### Task objective
Start at the line where "Convert this chart" appears and end at the line where "0.913, 0.914, 0.915];" appears; repeat those lines exactly, both ends included, leaving pictures behind.

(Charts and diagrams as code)

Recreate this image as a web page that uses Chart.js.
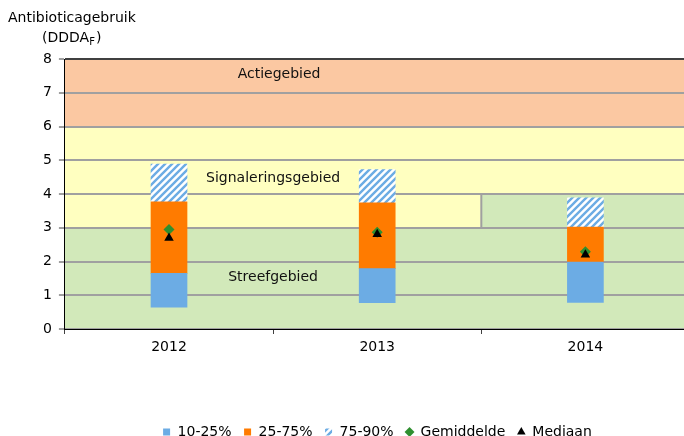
<!DOCTYPE html>
<html lang="nl">
  <head>
    <meta charset="UTF-8" />
    <title>Antibioticagebruik</title>
    <script src="https://cdn.jsdelivr.net/npm/chart.js"></script>
    <style>
      html, body { margin: 0; padding: 0; background: #fff; overflow: hidden; }
      .wrap { width: 684px; height: 436px; overflow: hidden; position: relative; }
      canvas { display: block; }
    </style>
  </head>
  <body>
    <div class="wrap">
      <canvas id="abChart" width="695" height="449"></canvas>
    </div>

    <script>
      // chart data
      const years = ["2012", "2013", "2014"];
      const p10 = [0.65, 0.78, 0.79];
      const p25 = [1.65, 1.79, 1.98];
      const p75 = [3.77, 3.74, 3.02];
      const p90 = [4.89, 4.72, 3.89];
      const mean = [2.95, 2.87, 2.29];
      const median = [2.70, 2.81, 2.20];

      const BLUE = "#6cace4";
      const ORANGE = "#ff7b00";
      const GREEN = "#2f8f2f";

      Chart.defaults.font.family = "'DejaVu Sans', Verdana, sans-serif";
      Chart.defaults.font.size = 14;
      Chart.defaults.color = "#000";

      function makeHatch() {
        const c = document.createElement("canvas");
        c.width = 7;
        c.height = 7;
        const g = c.getContext("2d");
        g.fillStyle = "#fff";
        g.fillRect(0, 0, 7, 7);
        g.strokeStyle = BLUE;
        g.lineWidth = 2.4;
        g.beginPath();
        g.moveTo(-2, 9); g.lineTo(9, -2);
        g.moveTo(-2, 2); g.lineTo(2, -2);
        g.moveTo(5, 9); g.lineTo(9, 5);
        g.stroke();
        return g.createPattern(c, "repeat");
      }

      // coloured zones + their labels
      const zones = {
        id: "zones",
        beforeDraw(chart) {
          const { ctx, chartArea: a, scales: { x, y } } = chart;
          const band = (x0, x1, lo, hi, col) => {
            const top = y.getPixelForValue(hi);
            const bot = y.getPixelForValue(lo);
            ctx.fillStyle = col;
            ctx.fillRect(x0, top, x1 - x0, bot - top);
          };
          const split = (x.getPixelForValue(1) + x.getPixelForValue(2)) / 2;
          ctx.save();
          band(a.left, a.right, 0, 3, "#d2e9ba");
          band(a.left, a.right, 3, 6, "#ffffc0");
          band(a.left, a.right, 6, 8, "#fbc8a2");
          band(split, a.right, 3, 4, "#d2e9ba");
          ctx.strokeStyle = "#a0a0a0";
          ctx.lineWidth = 2;
          ctx.beginPath();
          ctx.moveTo(split, y.getPixelForValue(3));
          ctx.lineTo(split, y.getPixelForValue(4));
          ctx.stroke();
          ctx.restore();
        },
        afterDatasetsDraw(chart) {
          const { ctx, scales: { x, y } } = chart;
          const mid = (x.getPixelForValue(0) + x.getPixelForValue(1)) / 2;
          ctx.save();
          ctx.fillStyle = "#111";
          ctx.font = "14px 'DejaVu Sans'";
          ctx.textAlign = "center";
          ctx.textBaseline = "middle";
          ctx.fillText("Actiegebied", mid + 6, y.getPixelForValue(7.55));
          ctx.fillText("Signaleringsgebied", mid, y.getPixelForValue(4.45));
          ctx.fillText("Streefgebied", mid, y.getPixelForValue(1.52));
          ctx.restore();
        },
        afterDraw(chart) {
          const ctx = chart.ctx;
          ctx.save();
          ctx.fillStyle = "#000";
          ctx.textBaseline = "alphabetic";
          ctx.textAlign = "left";
          ctx.font = "14px 'DejaVu Sans'";
          ctx.fillText("Antibioticagebruik", 8, 22);
          let w = ctx.measureText("(DDDA").width;
          ctx.fillText("(DDDA", 42, 42);
          ctx.font = "10px 'DejaVu Sans'";
          ctx.fillText("F", 42 + w, 45);
          const wf = ctx.measureText("F").width;
          ctx.font = "14px 'DejaVu Sans'";
          ctx.fillText(")", 42 + w + wf + 1, 42);
          ctx.restore();
        },
      };

      const hatch = makeHatch();
      const ctx = document.getElementById("abChart").getContext("2d");
      new Chart(ctx, {
        type: "bar",
        data: {
          labels: years,
          datasets: [
            {
              label: "10-25%",
              data: years.map((_, i) => [p10[i], p25[i]]),
              backgroundColor: BLUE,
              pointStyle: "rect",
              grouped: false,
              barThickness: 36,
              order: 2,
            },
            {
              label: "25-75%",
              data: years.map((_, i) => [p25[i], p75[i]]),
              backgroundColor: ORANGE,
              pointStyle: "rect",
              grouped: false,
              barThickness: 36,
              order: 2,
            },
            {
              label: "75-90%",
              data: years.map((_, i) => [p75[i], p90[i]]),
              backgroundColor: hatch,
              pointStyle: "rect",
              grouped: false,
              barThickness: 36,
              order: 2,
            },
            {
              type: "line",
              label: "Gemiddelde",
              data: mean,
              showLine: false,
              pointStyle: "rectRot",
              pointRadius: 5.5,
              pointBorderWidth: 0,
              backgroundColor: GREEN,
              borderColor: GREEN,
              order: 1,
            },
            {
              type: "line",
              label: "Mediaan",
              data: median,
              showLine: false,
              pointStyle: "triangle",
              pointRadius: 5.5,
              pointBorderWidth: 0,
              backgroundColor: "#000",
              borderColor: "#000",
              order: 0,
            },
          ],
        },
        options: {
          responsive: false,
          animation: false,
          layout: { padding: { top: 59, left: 36, right: 1, bottom: 0 } },
          plugins: {
            tooltip: { enabled: false },
            legend: {
              position: "bottom",
              fullSize: false,
              labels: {
                usePointStyle: true,
                boxWidth: 8,
                boxHeight: 7,
                padding: 12,
                color: "#000",
                font: { size: 14 },
                sort: (a, b) => a.datasetIndex - b.datasetIndex,
              },
            },
          },
          scales: {
            x: {
              offset: true,
              grid: {
                offset: true,
                drawOnChartArea: false,
                tickLength: 5,
                tickColor: "#404040",
                tickWidth: 1,
              },
              border: { color: "#000", width: 1 },
              ticks: { padding: 5, color: "#000" },
              afterFit(scale) {
                scale.height = 84;
              },
            },
            y: {
              min: 0,
              max: 8,
              ticks: { stepSize: 1, padding: 7, color: "#000" },
              grid: {
                color: (c) => (c.tick && c.tick.value === 8 ? "#404040" : "#a0a0a0"),
                lineWidth: 2,
                tickLength: 6,
                tickColor: "#404040",
                tickWidth: 1,
              },
              border: { color: "#000", width: 1 },
            },
          },
        },
        plugins: [zones],
      });
    </script>
  </body>
</html>
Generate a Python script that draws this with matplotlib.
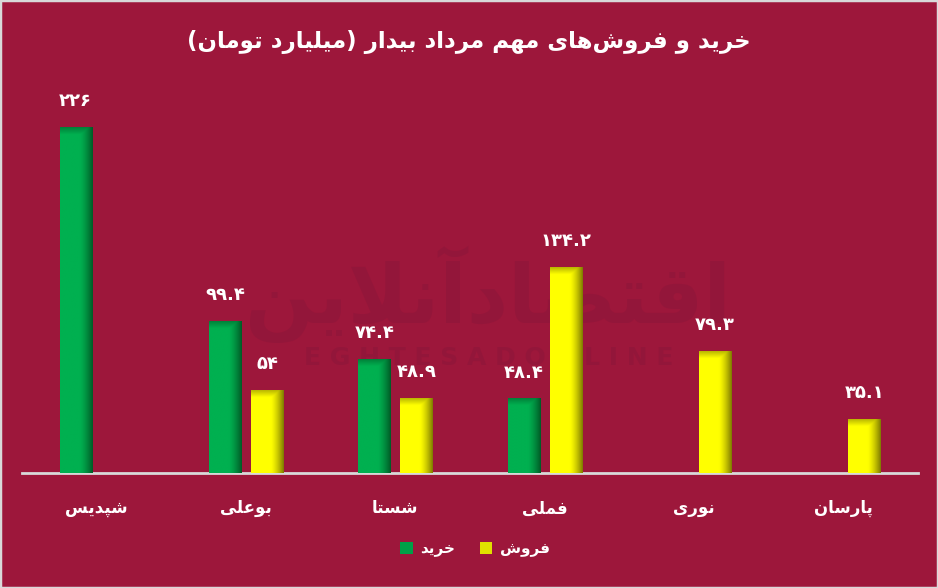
import numpy as np
import matplotlib
matplotlib.use("Agg")
import matplotlib.pyplot as plt
from matplotlib.patches import Patch
import matplotlib.colors as mcolors

# ---------------- data ----------------
categories = ["شپدیس", "بوعلی", "شستا", "فملی", "نوری", "پارسان"]
buy = [226, 99.4, 74.4, 48.4, None, None]          # خرید
sell = [None, 54, 48.9, 134.2, 79.3, 35.1]         # فروش
buy_labels = ["۲۲۶", "۹۹.۴", "۷۴.۴", "۴۸.۴", None, None]
sell_labels = [None, "۵۴", "۴۸.۹", "۱۳۴.۲", "۷۹.۳", "۳۵.۱"]
series_names = ["خرید", "فروش"]
title = "خرید و فروش\u200cهای مهم مرداد بیدار (میلیارد تومان)"
watermark_fa = "اقتصادآنلاین"
watermark_en = "E G H T E S A D O N L I N E"

# ---------------- minimal Persian shaping ----------------
F = {  # isolated, final, initial, medial
    'ا': ('\uFE8D', '\uFE8E', None, None),
    'آ': ('\uFE81', '\uFE82', None, None),
    'ب': ('\uFE8F', '\uFE90', '\uFE91', '\uFE92'),
    'پ': ('\uFB56', '\uFB57', '\uFB58', '\uFB59'),
    'ت': ('\uFE95', '\uFE96', '\uFE97', '\uFE98'),
    'خ': ('\uFEA5', '\uFEA6', '\uFEA7', '\uFEA8'),
    'د': ('\uFEA9', '\uFEAA', None, None),
    'ر': ('\uFEAD', '\uFEAE', None, None),
    'س': ('\uFEB1', '\uFEB2', '\uFEB3', '\uFEB4'),
    'ش': ('\uFEB5', '\uFEB6', '\uFEB7', '\uFEB8'),
    'ص': ('\uFEB9', '\uFEBA', '\uFEBB', '\uFEBC'),
    'ع': ('\uFEC9', '\uFECA', '\uFECB', '\uFECC'),
    'ف': ('\uFED1', '\uFED2', '\uFED3', '\uFED4'),
    'ق': ('\uFED5', '\uFED6', '\uFED7', '\uFED8'),
    'ل': ('\uFEDD', '\uFEDE', '\uFEDF', '\uFEE0'),
    'م': ('\uFEE1', '\uFEE2', '\uFEE3', '\uFEE4'),
    'ن': ('\uFEE5', '\uFEE6', '\uFEE7', '\uFEE8'),
    'ه': ('\uFEE9', '\uFEEA', '\uFEEB', '\uFEEC'),
    'و': ('\uFEED', '\uFEEE', None, None),
    'ی': ('\uFBFC', '\uFBFD', '\uFBFE', '\uFBFF'),
}
LAMALEF = {'ا': ('\uFEFB', '\uFEFC'), 'آ': ('\uFEF5', '\uFEF6')}


def shape(s):
    chars = list(s)
    n = len(chars)
    out = []
    i = 0
    while i < n:
        c = chars[i]
        prev = chars[i - 1] if i > 0 else None
        pj = prev in F and F[prev][2] is not None
        if c == 'ل' and i + 1 < n and chars[i + 1] in LAMALEF:
            iso, fin = LAMALEF[chars[i + 1]]
            out.append(fin if pj else iso)
            i += 2
            continue
        if c not in F:
            if c != '\u200c':
                out.append(c)
            i += 1
            continue
        nxt = chars[i + 1] if i + 1 < n else None
        nj = nxt in F and F[c][2] is not None
        iso, fin, ini, med = F[c]
        if pj and nj:
            out.append(med)
        elif pj:
            out.append(fin)
        elif nj:
            out.append(ini)
        else:
            out.append(iso)
        i += 1
    vis = ''.join(out)[::-1]
    vis = vis.translate(str.maketrans({'(': ')', ')': '('}))
    return vis


# ---------------- style ----------------
BG = '#9D173B'
WM = '#93163A'
GREEN = np.array(mcolors.to_rgb('#00B050'))
GREEN_D = np.array(mcolors.to_rgb('#005A26'))
YELLOW = np.array(mcolors.to_rgb('#FFFF00'))
YELLOW_D = np.array(mcolors.to_rgb('#7F7A00'))
plt.rcParams['font.family'] = ['DejaVu Sans']

fig = plt.figure(figsize=(9.38, 5.88), dpi=100, facecolor=BG)
ax = fig.add_axes([22 / 938, 1 - 473 / 588, 896 / 938, 383 / 588])
ax.set_facecolor('none')

x = np.arange(len(categories))
width = 0.215
off = 0.141
YMAX = 250.5
px_per_unit = 383 / YMAX


def gradient_bar(rect, base, dark):
    x0, w, h = rect.get_x(), rect.get_width(), rect.get_height()
    nx, ny = 80, 400
    xs = np.linspace(0, 1, nx)
    fx = np.clip((xs - 0.6) / 0.4, 0, 1) ** 1.4
    ys = np.linspace(h, 0, ny)
    top_units = 7 / px_per_unit
    fy = np.clip(1 - (h - ys) / top_units, 0, 1) * 0.55
    d = np.maximum(fx[None, :], fy[:, None])
    img = base * (1 - d[..., None]) + dark * d[..., None]
    ax.imshow(img, extent=[x0, x0 + w, 0, h], aspect='auto', origin='upper',
              zorder=3, interpolation='bilinear')


bv = [np.nan if v is None else v for v in buy]
sv = [np.nan if v is None else v for v in sell]
bars_b = ax.bar(x - off, bv, width, color=GREEN, zorder=2)
bars_s = ax.bar(x + off, sv, width, color=YELLOW, zorder=2)
for r, v in zip(bars_b, buy):
    if v is not None:
        gradient_bar(r, GREEN, GREEN_D)
for r, v in zip(bars_s, sell):
    if v is not None:
        gradient_bar(r, YELLOW, YELLOW_D)

for xs_, vals, labs in ((x - off, buy, buy_labels), (x + off, sell, sell_labels)):
    for xi, v, lab in zip(xs_, vals, labs):
        if v is not None:
            ax.annotate(lab, (xi, v), xytext=(0, 19), textcoords='offset points',
                        ha='center', va='center', color='white', fontsize=13,
                        fontweight='bold', zorder=5)

ax.set_xlim(-0.5, len(categories) - 0.5)
ax.set_ylim(0, YMAX)
ax.set_xticks(x)
ax.set_xticklabels([shape(c) for c in categories], color='white',
                   fontsize=12, fontweight='bold')
ax.tick_params(axis='x', length=0, pad=19)
ax.set_yticks([])
for s in ['top', 'left', 'right']:
    ax.spines[s].set_visible(False)
ax.spines['bottom'].set_color('#D9D9D9')
ax.spines['bottom'].set_linewidth(2)

# watermark (behind bars)
ax.text(0.52, 0.50, shape(watermark_fa), transform=fig.transFigure,
        ha='center', va='center', fontsize=58, fontweight='bold', color=WM,
        zorder=0.5, clip_on=False)
ax.text(0.521, 0.391, watermark_en, transform=fig.transFigure,
        ha='center', va='center', fontsize=18, fontweight='bold', color=WM,
        zorder=0.5, clip_on=False)

# title
fig.text(0.5, 1 - 42 / 588, shape(title), ha='center', va='center',
         color='white', fontsize=16.5, fontweight='bold')

# legend
handles = [Patch(facecolor='#00A048', edgecolor='none'),
           Patch(facecolor='#E0E000', edgecolor='none')]
leg = fig.legend(handles, [shape(n) for n in series_names], loc='center',
                 bbox_to_anchor=(475 / 938, 1 - 549 / 588), ncol=2,
                 frameon=False, handlelength=0.8, handleheight=0.8,
                 handletextpad=0.5, columnspacing=1.6,
                 prop={'weight': 'bold', 'size': 11})
for t in leg.get_texts():
    t.set_color('white')

# border
fig.patches.append(plt.Rectangle((0, 0), 1, 1, transform=fig.transFigure,
                                 fill=False, edgecolor='#D9D9D9', linewidth=2.5))

fig.savefig('out.png', dpi=100, facecolor=BG)
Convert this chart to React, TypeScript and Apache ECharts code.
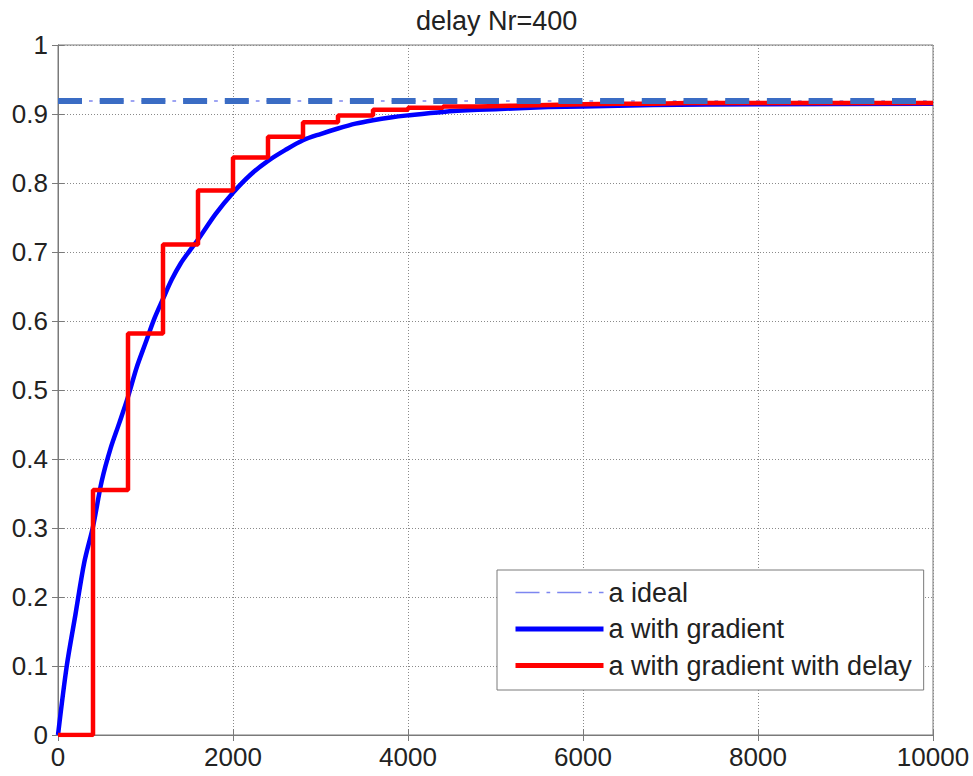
import React, { useEffect, useRef } from "react";
import * as echarts from "echarts";

const titleText = "delay Nr=400";
const xTicks = [0, 2000, 4000, 6000, 8000, 10000];
const yTicks = [0, 0.1, 0.2, 0.3, 0.4, 0.5, 0.6, 0.7, 0.8, 0.9, 1];

const idealX = [0, 10000];
const idealY = [0.919, 0.919];

const blueX = [0, 100, 200, 300, 400, 500, 600, 700, 800, 900, 1000, 1100, 1200, 1300, 1400, 1500, 1600, 1800, 2000, 2200, 2400, 2600, 2800, 3000, 3200, 3400, 3600, 3800, 4000, 4400, 4800, 5200, 5600, 6000, 6800, 8000, 10000];
const blueY = [0, 0.1, 0.175, 0.25, 0.302, 0.368, 0.415, 0.452, 0.49, 0.533, 0.568, 0.603, 0.632, 0.66, 0.683, 0.701, 0.718, 0.755, 0.786, 0.812, 0.832, 0.848, 0.862, 0.871, 0.879, 0.886, 0.891, 0.895, 0.898, 0.903, 0.906, 0.908, 0.91, 0.911, 0.913, 0.914, 0.915];

const redX = [0, 400, 800, 1200, 1600, 2000, 2400, 2800, 3200, 3600, 4000, 4400, 4800, 5200, 5600, 6000, 6400, 6800, 7200, 7600, 8000, 8400, 8800, 9200, 9600, 10000];
const redY = [0, 0.355, 0.582, 0.711, 0.789, 0.837, 0.867, 0.888, 0.898, 0.906, 0.909, 0.911, 0.912, 0.913, 0.914, 0.915, 0.915, 0.916, 0.916, 0.916, 0.916, 0.916, 0.916, 0.916, 0.916, 0.916];

const names = ["a ideal", "a with gradient", "a with gradient with delay"];

const zip = (xs: number[], ys: number[]) => xs.map((x, i) => [x, ys[i]]);

export default function App() {
  const ref = useRef<HTMLDivElement>(null);
  useEffect(() => {
    if (!ref.current) return;
    const chart = echarts.init(ref.current, null, { renderer: "svg" });
    const font = "'Liberation Sans', Arial, sans-serif";
    const xMin = xTicks[0];
    const xMax = xTicks[xTicks.length - 1];
    const xInt = xTicks[1] - xTicks[0];
    const yMin = yTicks[0];
    const yMax = yTicks[yTicks.length - 1];
    const yInt = 0.1;
    const axisLine = { show: true, lineStyle: { color: "#7a7a7a", width: 1 } };
    const hidden = { opacity: 0 };
    chart.setOption({
      animation: false,
      backgroundColor: "#ffffff",
      title: {
        text: titleText,
        left: 411,
        top: 2,
        textStyle: { fontFamily: font, fontSize: 27, fontWeight: "normal", color: "#222" },
      },
      grid: { left: 58, right: 40, top: 45, bottom: 41, show: true, borderColor: "#7a7a7a", borderWidth: 1 },
      legend: {
        orient: "vertical",
        left: 497,
        top: 570,
        data: [
          { name: names[0], lineStyle: { width: 1.5 }, itemStyle: hidden },
          { name: names[1], lineStyle: { width: 5 }, itemStyle: hidden },
          { name: names[2], lineStyle: { width: 5 }, itemStyle: hidden },
        ],
        itemStyle: hidden,
        itemWidth: 88,
        itemHeight: 14,
        itemGap: 9.5,
        padding: [9, 12, 11, 16],
        borderColor: "#7a7a7a",
        borderWidth: 1,
        backgroundColor: "#ffffff",
        borderRadius: 0,
        textStyle: { fontFamily: font, fontSize: 27, color: "#222", lineHeight: 26 },
      },
      xAxis: [
        {
          type: "value",
          min: xMin,
          max: xMax,
          interval: xInt,
          axisLine,
          axisTick: { show: true, inside: true, length: 6, lineStyle: { color: "#7a7a7a" } },
          axisLabel: { fontFamily: font, fontSize: 26, color: "#222", margin: 9, formatter: (v: number) => String(v) },
          splitLine: { show: true, lineStyle: { color: "#8a8a8a", type: [1, 2], width: 1 } },
        },
        {
          type: "value",
          position: "top",
          min: xMin,
          max: xMax,
          interval: xInt,
          axisLine,
          axisTick: { show: true, inside: true, length: 6, lineStyle: { color: "#7a7a7a" } },
          axisLabel: { show: false },
          splitLine: { show: false },
        },
      ],
      yAxis: [
        {
          type: "value",
          min: yMin,
          max: yMax,
          interval: yInt,
          axisLine,
          axisTick: { show: true, inside: true, length: 6, lineStyle: { color: "#7a7a7a" } },
          axisLabel: { fontFamily: font, fontSize: 26, color: "#222", margin: 10, formatter: (v: number) => String(Math.round(v * 10) / 10) },
          splitLine: { show: true, lineStyle: { color: "#8a8a8a", type: [1, 2], width: 1 } },
        },
        {
          type: "value",
          position: "right",
          min: yMin,
          max: yMax,
          interval: yInt,
          axisLine,
          axisTick: { show: true, inside: true, length: 6, lineStyle: { color: "#7a7a7a" } },
          axisLabel: { show: false },
          splitLine: { show: false },
        },
      ],
      series: [
        {
          name: "idealThick",
          type: "line",
          data: zip(idealX, idealY),
          showSymbol: false,
          symbol: "none",
          silent: true,
          z: 4,
          lineStyle: { color: "#3a6cc4", width: 6, type: [24, 17.7] },
        },
        {
          name: names[0],
          type: "line",
          data: zip(idealX, idealY),
          showSymbol: false,
          symbol: "none",
          z: 3,
          itemStyle: { color: "#7d86f0" },
          lineStyle: { color: "#7d86f0", width: 1.5, type: [24, 7, 3.7, 7] },
        },
        {
          name: names[1],
          type: "line",
          data: zip(blueX, blueY),
          showSymbol: false,
          symbol: "none",
          smooth: 0.3,
          z: 2,
          itemStyle: { color: "#0000ff" },
          lineStyle: { color: "#0000ff", width: 4.5 },
        },
        {
          name: names[2],
          type: "line",
          step: "end",
          data: zip(redX, redY),
          showSymbol: false,
          symbol: "none",
          z: 3,
          itemStyle: { color: "#ff0000" },
          lineStyle: { color: "#ff0000", width: 4.5 },
        },
      ],
    });
    return () => chart.dispose();
  }, []);
  return <div ref={ref} style={{ position: "fixed", left: 0, top: 0, width: 973, height: 776 }} />;
}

### Finished task
Convert this chart to React, TypeScript and Apache ECharts code.
import React, { useEffect, useRef } from "react";
import * as echarts from "echarts";

const titleText = "delay Nr=400";
const xTicks = [0, 2000, 4000, 6000, 8000, 10000];
const yTicks = [0, 0.1, 0.2, 0.3, 0.4, 0.5, 0.6, 0.7, 0.8, 0.9, 1];

const idealX = [0, 10000];
const idealY = [0.919, 0.919];

const blueX = [0, 100, 200, 300, 400, 500, 600, 700, 800, 900, 1000, 1100, 1200, 1300, 1400, 1500, 1600, 1800, 2000, 2200, 2400, 2600, 2800, 3000, 3200, 3400, 3600, 3800, 4000, 4400, 4800, 5200, 5600, 6000, 6800, 8000, 10000];
const blueY = [0, 0.1, 0.175, 0.25, 0.302, 0.368, 0.415, 0.452, 0.49, 0.533, 0.568, 0.603, 0.632, 0.66, 0.683, 0.701, 0.718, 0.755, 0.786, 0.812, 0.832, 0.848, 0.862, 0.871, 0.879, 0.886, 0.891, 0.895, 0.898, 0.903, 0.906, 0.908, 0.91, 0.911, 0.913, 0.914, 0.915];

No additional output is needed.